With Tourist Central 10 blocks behind us, the Goodyear EMTs rubbed the curb around 29th and 5th. A few photos were taken of the Corvette in the shadow of the Empire State Building, and once these powerful, timeless, undeniably American icons were captured on film, I fishtailed toward the West Side Highway.
Once up to speed around the upper 70s, I slipped the shifter into Sixth and watched the glowing tach needle settle at 1200 rpm. And with the Delco/Bose stereo softly overpowering the LS1's rumble, the Vette rolled across the George Washington Bridge into New Jersey.

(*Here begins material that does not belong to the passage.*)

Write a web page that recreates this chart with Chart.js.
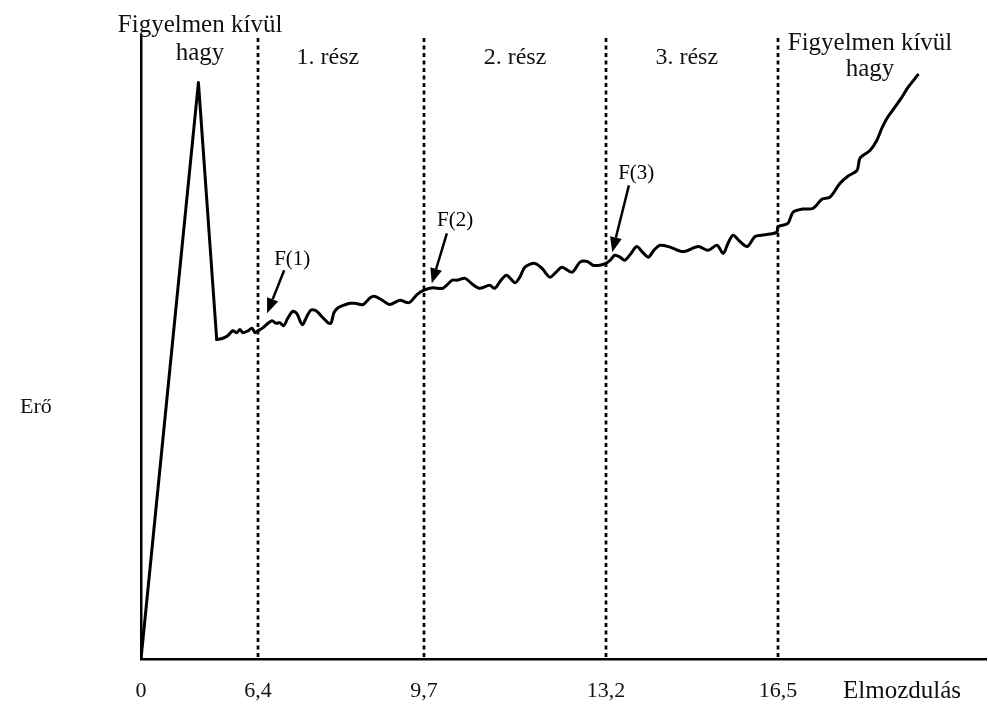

The 50th Anniversary C5 survived our hell week without a scratch, but the staff did find a few things that were irritating. A rattle from the stainless steel exhaust was almost inaudible at first, but after the city trip it grew to a real annoyance while shifting through gears. And speaking of, throwing gears on the Tremec is like holding a block of wood. The pedals were great in dry weather, but our feet tended to slip off when they were wet. We found little use for the cheesy Heads-Up Display, and despised the gaudy hole it occupied in the dash. Lastly, the high-tech Xirallic flake in the 50th Anniversary Red paint is trick, but for $50,010, there was too much orange peel in the mix.
But all minor gripes aside, this is the most refined 12-second car I've ever driven. We could start at the pure-heaven power side bolsters and telescoping steering wheel and end with the freight-train pull of a third-gear blast, but aside from the above-listed complaints, this automobile is hard to top. It won't be long before the new C6 is introduced, and if it is born with the kind of refinement that our 50th model had, prepare yourself for many more years of accolades for America's sports car. In closing, let me encapsulate this memorable week with a quote from Ferris Bueller: I love driving it--it is so choice. If you have the means, I highly recommend picking one up.